For a half hour show the title sequence should be about 30 seconds (slightly under, but not by too much). For a 45 minute-60 minute show (or longer) it should be between half a minute and a minute.

(also, disappointed that Animaniacs didn't show up on the previous list. What a tune. What a mood setter).

I'm not saying that Breaking Bad's into is genius or even that's appropriate for every show. I'm just saying that it fits it's own show perfectly, which I think is the definition of a great title sequence. I would say that Lost is in the same category. It fit the show perfectly. Neither are flashy or elaborate, but they fit the show. You know you are going to have a cold open that will set the tone for the episode or tease something that will happen later, then a brief title sequence, and then the episode starts.

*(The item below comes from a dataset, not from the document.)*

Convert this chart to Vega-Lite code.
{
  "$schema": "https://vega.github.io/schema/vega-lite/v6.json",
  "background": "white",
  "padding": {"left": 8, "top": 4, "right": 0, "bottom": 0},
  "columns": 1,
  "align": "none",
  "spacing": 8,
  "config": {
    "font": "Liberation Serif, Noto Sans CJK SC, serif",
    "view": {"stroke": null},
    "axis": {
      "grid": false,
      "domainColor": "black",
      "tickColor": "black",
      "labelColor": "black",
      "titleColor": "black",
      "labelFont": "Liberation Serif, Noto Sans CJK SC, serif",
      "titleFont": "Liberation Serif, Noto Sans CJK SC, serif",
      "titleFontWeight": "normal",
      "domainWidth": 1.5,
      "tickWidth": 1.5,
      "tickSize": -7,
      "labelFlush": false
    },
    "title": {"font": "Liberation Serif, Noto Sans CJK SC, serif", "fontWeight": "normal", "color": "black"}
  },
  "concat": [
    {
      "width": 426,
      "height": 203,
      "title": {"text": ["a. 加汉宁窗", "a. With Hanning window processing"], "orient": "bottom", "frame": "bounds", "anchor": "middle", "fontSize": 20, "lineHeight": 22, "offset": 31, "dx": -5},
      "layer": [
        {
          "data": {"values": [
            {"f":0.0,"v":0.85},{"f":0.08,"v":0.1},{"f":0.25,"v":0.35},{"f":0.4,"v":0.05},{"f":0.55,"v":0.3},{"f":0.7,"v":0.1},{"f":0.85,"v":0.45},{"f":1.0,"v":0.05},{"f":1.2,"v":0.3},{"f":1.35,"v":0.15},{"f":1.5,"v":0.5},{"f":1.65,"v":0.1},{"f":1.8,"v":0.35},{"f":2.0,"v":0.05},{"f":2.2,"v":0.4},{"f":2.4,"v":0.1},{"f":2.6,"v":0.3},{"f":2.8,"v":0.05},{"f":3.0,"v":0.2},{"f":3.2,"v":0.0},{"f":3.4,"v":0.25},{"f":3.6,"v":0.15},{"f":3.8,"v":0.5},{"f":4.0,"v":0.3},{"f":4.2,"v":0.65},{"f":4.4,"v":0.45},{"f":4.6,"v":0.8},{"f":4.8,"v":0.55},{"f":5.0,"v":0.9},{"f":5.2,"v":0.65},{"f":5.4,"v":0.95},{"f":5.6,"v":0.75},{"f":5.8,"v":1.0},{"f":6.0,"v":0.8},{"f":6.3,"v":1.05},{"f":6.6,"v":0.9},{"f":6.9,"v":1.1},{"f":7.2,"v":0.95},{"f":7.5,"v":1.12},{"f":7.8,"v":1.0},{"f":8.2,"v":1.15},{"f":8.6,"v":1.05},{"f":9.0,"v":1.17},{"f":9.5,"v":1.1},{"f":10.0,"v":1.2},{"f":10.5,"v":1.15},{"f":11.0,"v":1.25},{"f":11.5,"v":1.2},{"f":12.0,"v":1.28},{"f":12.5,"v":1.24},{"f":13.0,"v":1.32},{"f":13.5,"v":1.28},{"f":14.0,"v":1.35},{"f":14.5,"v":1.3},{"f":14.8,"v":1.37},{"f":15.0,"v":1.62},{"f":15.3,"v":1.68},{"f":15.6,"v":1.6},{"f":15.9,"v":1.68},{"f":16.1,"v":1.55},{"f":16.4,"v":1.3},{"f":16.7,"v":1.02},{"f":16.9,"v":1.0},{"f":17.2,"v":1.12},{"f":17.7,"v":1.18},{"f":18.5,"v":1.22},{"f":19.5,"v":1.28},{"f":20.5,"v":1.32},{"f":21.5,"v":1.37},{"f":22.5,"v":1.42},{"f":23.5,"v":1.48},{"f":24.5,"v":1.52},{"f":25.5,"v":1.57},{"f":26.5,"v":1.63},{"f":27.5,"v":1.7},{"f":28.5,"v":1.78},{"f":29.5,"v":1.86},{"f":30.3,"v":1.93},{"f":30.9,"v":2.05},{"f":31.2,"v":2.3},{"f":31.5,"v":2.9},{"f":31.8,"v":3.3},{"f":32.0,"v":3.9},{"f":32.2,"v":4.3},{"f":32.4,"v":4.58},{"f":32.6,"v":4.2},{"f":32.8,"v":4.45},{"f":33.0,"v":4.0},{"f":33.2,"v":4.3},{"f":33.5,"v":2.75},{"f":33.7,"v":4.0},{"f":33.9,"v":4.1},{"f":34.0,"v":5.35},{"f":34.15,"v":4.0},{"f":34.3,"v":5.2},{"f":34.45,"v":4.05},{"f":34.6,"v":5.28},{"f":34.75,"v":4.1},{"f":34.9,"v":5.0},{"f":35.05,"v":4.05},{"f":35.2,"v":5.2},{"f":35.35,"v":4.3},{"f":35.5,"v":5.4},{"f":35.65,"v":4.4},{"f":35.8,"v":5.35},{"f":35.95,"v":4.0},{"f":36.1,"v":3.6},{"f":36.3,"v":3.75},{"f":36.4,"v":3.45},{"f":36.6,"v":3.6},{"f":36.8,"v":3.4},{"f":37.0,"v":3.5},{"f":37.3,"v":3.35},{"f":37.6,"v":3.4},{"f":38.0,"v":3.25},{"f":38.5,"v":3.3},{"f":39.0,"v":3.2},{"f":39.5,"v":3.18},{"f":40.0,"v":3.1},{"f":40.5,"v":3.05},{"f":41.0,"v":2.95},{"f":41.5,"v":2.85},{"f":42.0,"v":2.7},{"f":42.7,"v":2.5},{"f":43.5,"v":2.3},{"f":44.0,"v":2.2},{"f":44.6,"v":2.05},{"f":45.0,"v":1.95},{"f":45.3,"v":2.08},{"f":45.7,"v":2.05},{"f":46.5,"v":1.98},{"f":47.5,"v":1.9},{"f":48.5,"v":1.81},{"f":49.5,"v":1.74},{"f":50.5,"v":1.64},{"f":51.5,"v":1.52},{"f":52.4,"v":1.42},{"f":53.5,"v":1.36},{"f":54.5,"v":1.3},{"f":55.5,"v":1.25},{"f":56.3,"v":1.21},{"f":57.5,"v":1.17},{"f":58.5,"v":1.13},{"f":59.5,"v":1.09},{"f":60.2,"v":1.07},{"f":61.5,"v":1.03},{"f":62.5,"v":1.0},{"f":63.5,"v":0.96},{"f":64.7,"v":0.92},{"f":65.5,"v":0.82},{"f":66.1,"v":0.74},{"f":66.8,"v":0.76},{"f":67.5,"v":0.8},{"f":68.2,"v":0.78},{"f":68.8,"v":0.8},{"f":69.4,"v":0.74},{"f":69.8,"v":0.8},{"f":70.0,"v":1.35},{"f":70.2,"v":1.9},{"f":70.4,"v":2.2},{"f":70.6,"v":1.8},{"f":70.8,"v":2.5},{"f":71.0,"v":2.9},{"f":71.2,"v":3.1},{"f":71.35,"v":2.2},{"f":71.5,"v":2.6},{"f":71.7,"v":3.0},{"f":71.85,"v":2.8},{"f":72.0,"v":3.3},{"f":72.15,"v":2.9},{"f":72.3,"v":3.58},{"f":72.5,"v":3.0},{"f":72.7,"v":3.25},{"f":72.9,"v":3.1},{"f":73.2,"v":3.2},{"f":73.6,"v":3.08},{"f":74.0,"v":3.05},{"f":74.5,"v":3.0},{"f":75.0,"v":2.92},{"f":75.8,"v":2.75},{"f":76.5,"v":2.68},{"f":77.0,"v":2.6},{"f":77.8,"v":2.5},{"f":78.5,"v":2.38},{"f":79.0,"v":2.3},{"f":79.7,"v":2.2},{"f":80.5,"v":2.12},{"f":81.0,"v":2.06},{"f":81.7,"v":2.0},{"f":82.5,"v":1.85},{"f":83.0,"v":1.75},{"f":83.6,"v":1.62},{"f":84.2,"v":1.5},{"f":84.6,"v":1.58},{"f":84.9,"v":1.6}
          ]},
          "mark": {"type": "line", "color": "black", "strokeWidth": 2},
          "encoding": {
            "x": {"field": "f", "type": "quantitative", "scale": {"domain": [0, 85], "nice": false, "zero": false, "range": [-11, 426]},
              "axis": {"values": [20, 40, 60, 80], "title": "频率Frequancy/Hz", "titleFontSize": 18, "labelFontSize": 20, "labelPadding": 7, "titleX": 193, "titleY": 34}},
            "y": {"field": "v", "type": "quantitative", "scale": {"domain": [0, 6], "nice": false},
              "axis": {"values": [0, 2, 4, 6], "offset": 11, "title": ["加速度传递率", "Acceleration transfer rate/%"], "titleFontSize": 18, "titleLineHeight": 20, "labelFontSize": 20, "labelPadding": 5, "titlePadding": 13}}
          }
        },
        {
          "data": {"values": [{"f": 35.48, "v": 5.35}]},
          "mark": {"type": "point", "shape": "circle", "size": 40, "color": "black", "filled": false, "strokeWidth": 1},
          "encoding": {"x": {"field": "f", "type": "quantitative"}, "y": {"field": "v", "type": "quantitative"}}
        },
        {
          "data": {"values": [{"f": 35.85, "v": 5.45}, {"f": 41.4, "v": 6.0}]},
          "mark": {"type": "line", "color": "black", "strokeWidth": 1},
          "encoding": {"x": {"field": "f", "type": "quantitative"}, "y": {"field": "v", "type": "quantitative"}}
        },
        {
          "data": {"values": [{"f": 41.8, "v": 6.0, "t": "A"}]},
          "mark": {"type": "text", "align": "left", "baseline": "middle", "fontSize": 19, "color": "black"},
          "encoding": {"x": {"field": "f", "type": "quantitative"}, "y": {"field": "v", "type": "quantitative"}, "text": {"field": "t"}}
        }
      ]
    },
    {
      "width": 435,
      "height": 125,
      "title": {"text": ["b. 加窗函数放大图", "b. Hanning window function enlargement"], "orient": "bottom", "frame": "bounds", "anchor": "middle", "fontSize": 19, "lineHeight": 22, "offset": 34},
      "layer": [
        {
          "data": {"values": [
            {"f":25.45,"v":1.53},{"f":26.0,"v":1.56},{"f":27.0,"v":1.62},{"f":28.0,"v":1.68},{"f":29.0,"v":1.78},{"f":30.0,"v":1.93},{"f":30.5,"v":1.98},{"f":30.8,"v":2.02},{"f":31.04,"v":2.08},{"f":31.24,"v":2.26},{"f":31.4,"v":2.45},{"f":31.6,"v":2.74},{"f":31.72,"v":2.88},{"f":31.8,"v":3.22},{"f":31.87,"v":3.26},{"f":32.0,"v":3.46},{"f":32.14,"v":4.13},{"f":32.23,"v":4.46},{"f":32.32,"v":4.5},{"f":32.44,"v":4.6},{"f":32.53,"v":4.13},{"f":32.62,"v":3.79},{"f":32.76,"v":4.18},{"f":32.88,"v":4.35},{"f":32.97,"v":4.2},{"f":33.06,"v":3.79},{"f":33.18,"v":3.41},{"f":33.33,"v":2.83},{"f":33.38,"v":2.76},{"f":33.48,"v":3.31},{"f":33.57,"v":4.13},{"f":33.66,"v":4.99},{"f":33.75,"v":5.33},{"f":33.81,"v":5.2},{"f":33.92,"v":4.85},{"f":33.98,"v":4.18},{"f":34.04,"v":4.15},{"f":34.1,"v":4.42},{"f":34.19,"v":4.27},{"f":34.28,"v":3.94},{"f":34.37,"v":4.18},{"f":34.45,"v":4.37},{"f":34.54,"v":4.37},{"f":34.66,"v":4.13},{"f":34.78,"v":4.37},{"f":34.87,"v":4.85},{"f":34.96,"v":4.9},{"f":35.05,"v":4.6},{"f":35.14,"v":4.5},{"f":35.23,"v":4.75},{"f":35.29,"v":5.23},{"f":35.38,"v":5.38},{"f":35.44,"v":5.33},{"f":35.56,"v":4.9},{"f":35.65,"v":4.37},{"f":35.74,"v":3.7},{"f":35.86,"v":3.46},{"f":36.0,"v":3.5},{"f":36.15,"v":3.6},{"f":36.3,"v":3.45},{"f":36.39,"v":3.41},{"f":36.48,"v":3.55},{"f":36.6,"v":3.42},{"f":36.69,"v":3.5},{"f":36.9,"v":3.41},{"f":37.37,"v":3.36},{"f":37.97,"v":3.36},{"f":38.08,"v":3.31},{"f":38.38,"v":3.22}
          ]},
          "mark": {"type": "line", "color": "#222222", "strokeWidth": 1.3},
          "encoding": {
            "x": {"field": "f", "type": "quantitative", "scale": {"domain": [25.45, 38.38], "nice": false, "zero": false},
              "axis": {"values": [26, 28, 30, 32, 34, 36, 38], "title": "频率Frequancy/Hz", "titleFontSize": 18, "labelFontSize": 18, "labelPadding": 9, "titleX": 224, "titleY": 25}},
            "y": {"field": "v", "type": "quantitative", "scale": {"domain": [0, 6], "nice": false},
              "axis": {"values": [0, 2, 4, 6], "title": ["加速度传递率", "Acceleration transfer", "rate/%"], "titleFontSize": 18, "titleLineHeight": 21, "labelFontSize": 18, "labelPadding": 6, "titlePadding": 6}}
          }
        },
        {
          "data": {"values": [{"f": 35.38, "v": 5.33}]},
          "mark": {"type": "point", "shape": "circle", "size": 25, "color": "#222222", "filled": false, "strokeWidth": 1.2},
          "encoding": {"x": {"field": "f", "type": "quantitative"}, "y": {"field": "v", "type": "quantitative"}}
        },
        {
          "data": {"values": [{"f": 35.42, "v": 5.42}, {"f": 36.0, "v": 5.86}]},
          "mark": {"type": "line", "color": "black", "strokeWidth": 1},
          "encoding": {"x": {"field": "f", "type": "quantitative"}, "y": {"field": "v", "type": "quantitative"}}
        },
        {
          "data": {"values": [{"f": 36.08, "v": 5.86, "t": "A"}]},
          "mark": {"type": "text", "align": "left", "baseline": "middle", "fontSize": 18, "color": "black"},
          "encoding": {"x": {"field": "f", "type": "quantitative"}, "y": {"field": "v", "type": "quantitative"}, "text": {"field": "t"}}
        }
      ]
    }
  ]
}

The title of the article isn't title sequence that are brilliant or masterpieces. It's title sequences that are great. I think Breaking Bad, and yeah even Lost, had title sequences that served as seques to carry momentum from the cold open to the show. Neither show needed something flashy or elaborate. Something like Game of Thrones, which appropriate for it's own show, would have taken you out of Breaking Bad.

Just to be clear, I wouldn't say Lost belongs on this list at all. I didn't even mean to end up defending it as much as I did.

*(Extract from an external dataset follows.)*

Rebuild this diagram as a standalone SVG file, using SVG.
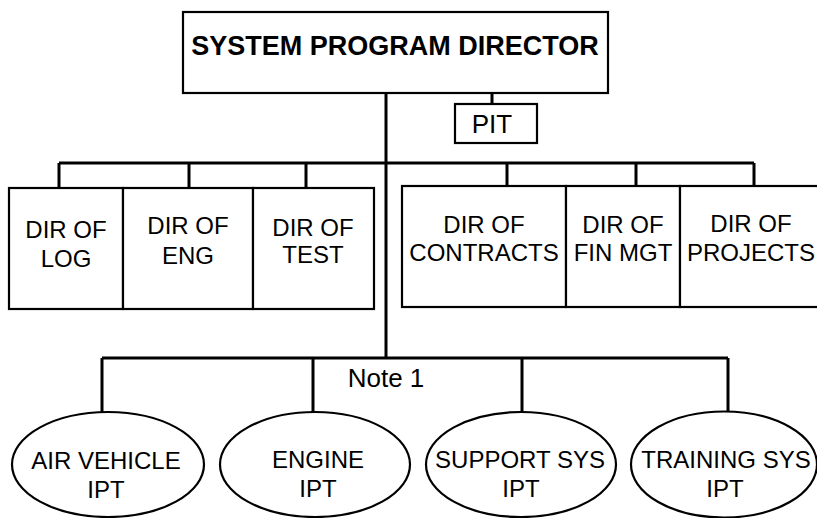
<svg xmlns="http://www.w3.org/2000/svg" width="817" height="518" viewBox="0 0 817 518">
<style>
.box{fill:#fff;stroke:#000;stroke-width:2.2}
.con{fill:none;stroke:#000;stroke-width:3}
text{font-family:"Liberation Sans",Arial,sans-serif;fill:#000;text-anchor:middle}
.t{font-size:24px}
.title{font-size:27px;font-weight:bold}
</style>
<rect width="817" height="518" fill="#fff"/>
<g id="connectors">
<path class="con" d="M386 93V358M492 93V104M59 163H754M59 163V188M189 163V188M306 163V188M507 163V186M636 163V186M754 163V186M102 358H728M102 358V412M313 358V412M522 358V412M728 358V412"/>
</g>
<g id="spd"><rect class="box" x="183" y="12" width="425" height="81"/><text class="title" x="395" y="55">SYSTEM PROGRAM DIRECTOR</text></g>
<g id="pit"><rect class="box" x="455" y="104" width="82" height="39"/><text x="492" y="133" font-size="26">PIT</text></g>
<g id="log"><rect class="box" x="9" y="188" width="114" height="121"/><text class="t" x="66" y="238">DIR OF</text><text class="t" x="66" y="267">LOG</text></g>
<g id="eng"><rect class="box" x="123" y="188" width="130" height="121"/><text class="t" x="188" y="234">DIR OF</text><text class="t" x="188" y="264">ENG</text></g>
<g id="test"><rect class="box" x="253" y="188" width="121" height="121"/><text class="t" x="313" y="236">DIR OF</text><text class="t" x="313" y="263">TEST</text></g>
<g id="contracts"><rect class="box" x="402" y="186" width="164" height="121"/><text class="t" x="484" y="233">DIR OF</text><text class="t" x="484" y="261">CONTRACTS</text></g>
<g id="finmgt"><rect class="box" x="566" y="186" width="114" height="121"/><text class="t" x="623" y="233">DIR OF</text><text class="t" x="623" y="261">FIN MGT</text></g>
<g id="projects"><rect class="box" x="680" y="186" width="142" height="121"/><text class="t" x="751" y="232">DIR OF</text><text class="t" x="751" y="261">PROJECTS</text></g>
<text id="note1" x="386" y="387" font-size="26">Note 1</text>
<g id="airvehicle"><ellipse class="box" cx="108" cy="464.5" rx="96" ry="52.5"/><text class="t" x="106" y="469">AIR VEHICLE</text><text class="t" x="106" y="498">IPT</text></g>
<g id="engine"><ellipse class="box" cx="315" cy="464.5" rx="95" ry="52.5"/><text class="t" x="318" y="468">ENGINE</text><text class="t" x="318" y="497">IPT</text></g>
<g id="supportsys"><ellipse class="box" cx="521" cy="464.5" rx="95" ry="52.5"/><text class="t" x="520" y="468">SUPPORT SYS</text><text class="t" x="521" y="497">IPT</text></g>
<g id="trainingsys"><ellipse class="box" cx="724" cy="464.5" rx="93" ry="53"/><text class="t" x="726" y="468">TRAINING SYS</text><text class="t" x="725" y="497">IPT</text></g>
</svg>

Fringe is easily my favourite. Not overtly long unlike True Blood, Game of Thrones and Dexter which are great but I find myself skipping them each time I'm watching an episode.

Carnivale, in my view, would be the all time number 1 title sequence for a show. I feel Doctor Who has lost it's creepiness since the Hartnell era.


Hmm, don't think I'd classify the True Blood as "sexy"--it's got decaying animals, etc.--I'd say more like "disgusting". I actually hate the True Blood opening and just FF through it. Many of these cable shows need to cut down and update their excessively long opening sequences--even ones I used to like, like Dexter, I've grown tired of. When these shows start at 9 or 10, I don't want to sit thru 5 mins of opening sequence and recap just to finally get to the show!

Teen Wolf is another gorgeous one, particularly for being so short. Granted, it's probably another excuse to get its leading men shirtless, but still, it's well done.

I'm gonna add The Walking Dead to this list. It's not too long and the quick pace of the music nails the sense of urgency and desperation.

Oh, for pity's sake, you children.

Six Million Dollar Man

(Game of Thrones, my arse...)

So do we not make great TV intros in the UK? These are all American. No Doctor Who, no Sherlock (which has a better intro the its US remake). What's going on?

I understand, and I can understand the desire to carry on the momentum from the cold open. I also understand wanting to see an extra minute or so of material in the actual episode, rather than a 45-60 second set piece that we've already seen before.

My point is; they can't then be great. They can be fitting, yes, (and Breaking Bad's certainly is), but they can't be great. My reason for mentioning Lost and Heroes is that I get bugged by TV shows that don't seem to care enough to make a decent title sequence, and so jut slap the words on the screen in a fancy way and then move on. They won't even try to make a decent, memorable, noticeable title sequence, which for me is important. There's a lot of that about unfortunately, and I always find myself disappointed when, say, 'Go On' has just a title card and then into the show (I even feel disappointed when the odd Community episode just shows the paper unfolding on the title and finishes). When you look at shows like Animaniacs or The Simpsons and see just how enjoyable the title sequences are, as well as being all-encompassing for the content and the tone of their respective shows, it's almost awe-inspiring.

The Breaking Bad title sequence is good. Perhaps even perfect. But it certainly isn't great, and I can't help feeling that (as with any show with that short a title sequence) there was a bigger and better one they could have found.

(If you want an example of an utterly brilliant recent title sequence, go to the one for 'Episodes'. It's a masterpiece. It's just a shame that the title, the characters and the dialogue are so bad)

Dexter's is definitely too long, but Lost's is a waste. They didn't even try, it's shameful, really.

Just a shame that sense of urgency and desperation has to cut away to a bunch of people standing around a farm looking bored

No My Little Pony: Friendship is magic still? Tsk.

Brillinant choices, top two

Yeah, the music didnt really fit for season 2 I have to admit. But for the current season it feels very appropriate again.

S.O.A. Sons of Anarchy! Short and sweet and good lyrics. All time Rockford Files, always a message on the answering machine and such a recognizable tune still played.

I loved Rubicon! Shame AMC forshame!

Yes the Wire, and different every year.

The Sopranos, The Wire, Boardwalk Empire and Justified all have great title sequences. None of them are on this list but Elementary is? Sigh.

Boardwalk Empire should definitely be on the list.

I would like to mention The Killing's opening. It's wonderfully dark and moody.

Any show that opens with a shot of a dog's arse gets a thumbs up from me.

Hang on, perhaps I'd better rephrase that...

Seriously, No Twin Peaks? No American Horror Story or AHS: Asylum? You suck.

Let's not forget the lovely graphics and awesome music by Bear McCreary for Human Target (season one). Delicious!

Six Feet Under had a game changing opening sequence, you only have to look at Downton Abbey to see its influence!